Brigitte a elle aussi laissé une part d'elle-même sur le sol de l'Hyper Cacher, le 9 janvier 2015. Cachée dans la réserve avec son mari, elle est remontée avec d'autres otages.

Il y a une Brigitte qui en est sortie, mais une autre qui est restée, qui n'est plus la même.

Brigitte, ex-otage à l'Hyper Cacher

devant la cour d'assises spéciale

Pendant ces quatre heures, elle est persuadée qu'elle va mourir. Réfugiée sous une caisse au moment de l'assaut, elle sent une vive brûlure. "Je me dis : 'Ça y est, je suis morte'. Je dis à mon mari : 'Va-t'en, pars, va, je suis morte. Dis ce qu'il s'est passé, pour moi, pour tout le monde, parce qu'on est juifs." Elle suffoque à la barre. Si sa blessure était superficielle, son tourment est profond. "Pendant deux ans, je ne suis pas sortie, sauf pour aller consulter les médecins. J'ai été licenciée de mon travail de commerciale que j'aimais. Je ne souhaite à personne, pas même à mon pire ennemi, de vivre ce qu'on a vécu dans l'Hyper Cacher. Celui qui n'était pas à l'intérieur ne peut pas comprendre."

Le dernier témoignage entendu par la cour ne dit pas autre chose. Sophie a préféré enregistrer sa déposition depuis l'étranger. Elle a quitté la France avec mari et enfants pour "s'en sortir", fuir les "cauchemars", "l'angoisse permanente" et "la tristesse, une grande tristesse". Devant la caméra de son ordinateur, elle raconte comment elle a fait remonter des otages à la demande du terroriste. "Je m'en suis voulue d'avoir fait remonter un enfant de 3 ans.
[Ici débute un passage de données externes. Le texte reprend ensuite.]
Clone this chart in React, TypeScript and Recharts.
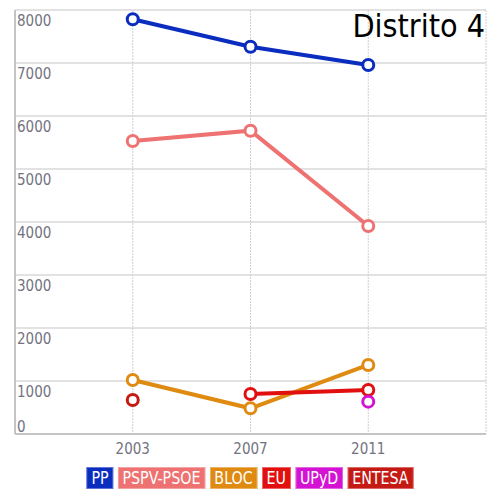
import { LineChart, CartesianGrid, XAxis, YAxis, Line } from 'recharts'

const years = [2003, 2007, 2011]
const ppVotes = [7825, 7308, 6962]
const psoeVotes = [5528, 5723, 3925]
const blocVotes = [1019, 485, 1302]
const euVotes = [null, 755, 830]
const upydVotes = [null, null, 610]
const entesaVotes = [642, null, null]

const yTicks = [0, 1000, 2000, 3000, 4000, 5000, 6000, 7000, 8000]
const xTicks = [2003, 2007, 2011, 2015]

const series = [
  { key: 'pp', name: 'PP', color: '#0a2dbf', values: ppVotes },
  { key: 'psoe', name: 'PSPV-PSOE', color: '#ee7272', values: psoeVotes },
  { key: 'bloc', name: 'BLOC', color: '#df8a10', values: blocVotes },
  { key: 'eu', name: 'EU', color: '#e20f0f', values: euVotes },
  { key: 'upyd', name: 'UPyD', color: '#d312d3', values: upydVotes },
  { key: 'entesa', name: 'ENTESA', color: '#c51a14', values: entesaVotes },
]

const data = years.map((year, i) => {
  const row: Record<string, number | null> = { year }
  series.forEach((s) => {
    row[s.key] = s.values[i]
  })
  return row
})

const narrow = '"Liberation Sans Narrow", "DejaVu Sans Condensed", sans-serif'
const labelColor = '#737380'

function YTick({ x, y, payload }: any) {
  const v = payload.value as number
  return (
    <text x={x + 2} y={v === 0 ? y - 2 : y + 16} fill={labelColor} fontSize={15} fontFamily={narrow} textAnchor="start">
      {v}
    </text>
  )
}

function XTick({ x, y, payload }: any) {
  if (!years.includes(payload.value)) return null
  return (
    <text x={x} y={y + 14} fill={labelColor} fontSize={15} fontFamily={narrow} textAnchor="middle">
      {payload.value}
    </text>
  )
}

export default function App() {
  return (
    <div style={{ position: 'absolute', left: 0, top: 0, width: 500, height: 500, background: '#fff' }}>
      <LineChart width={500} height={500} data={data} margin={{ top: 10, right: 14, bottom: 0, left: 0 }}>
        <CartesianGrid horizontal vertical={false} stroke="#d9d9d9" strokeWidth={1.5} />
        <CartesianGrid horizontal={false} vertical stroke="#cfcfcf" strokeDasharray="2 1" />
        <XAxis
          dataKey="year"
          type="number"
          domain={[1999, 2015]}
          ticks={xTicks}
          height={66}
          tickLine={false}
          tickMargin={0}
          axisLine={{ stroke: '#c4c4c4', strokeWidth: 2 }}
          tick={<XTick />}
        />
        <YAxis
          domain={[0, 8000]}
          ticks={yTicks}
          width={15}
          tickLine={false}
          tickMargin={0}
          tickSize={0}
          axisLine={{ stroke: '#c4c4c4', strokeWidth: 2 }}
          tick={<YTick />}
        />
        {series.map((s) => (
          <Line
            key={s.key}
            dataKey={s.key}
            name={s.name}
            stroke={s.color}
            strokeWidth={4}
            dot={{ r: 5.5, fill: '#fff', stroke: s.color, strokeWidth: 3 }}
            activeDot={false}
            isAnimationActive={false}
          />
        ))}
      </LineChart>
      <svg width={500} height={500} style={{ position: 'absolute', left: 0, top: 0, pointerEvents: 'none' }}>
        <text x={485} y={37} textAnchor="end" fontSize={32} fontFamily='"DejaVu Sans Condensed", "DejaVu Sans", sans-serif' fill="#000">
          Distrito 4
        </text>
      </svg>
      <div
        style={{
          position: 'absolute',
          left: 0,
          top: 467,
          width: 500,
          display: 'flex',
          justifyContent: 'center',
          gap: 5,
          transform: 'scaleX(0.93)',
          transformOrigin: 'center',
        }}
      >
        {series.map((s) => (
          <span
            key={s.key}
            style={{
              background: s.color,
              color: '#fff',
              height: 22,
              lineHeight: '22px',
              padding: '0 5px',
              fontSize: 17,
              fontFamily: narrow,
              boxShadow: 'inset 0 0 0 1px rgba(255,255,255,0.35)',
            }}
          >
            {s.name}
          </span>
        ))}
      </div>
    </div>
  )
}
On essayait avec son père de lui cacher l'insoutenable, les corps, les flaques de sang." "Si je témoigne aujourd'hui, poursuit-elle, c'est pour qu'on se souvienne de ces quatre victimes innocentes, pour que la cour d'assises juge et condamne les complices de cet attentat clairement antisémite, perpétré par des islamistes français." Avant d'éteindre l'écran, elle ajoute : "Je me souviendrai toujours de ce qu'a dit Amedy Coulibaly : 'Ça ne fait que commencer'. Effectivement, ça venait de commencer."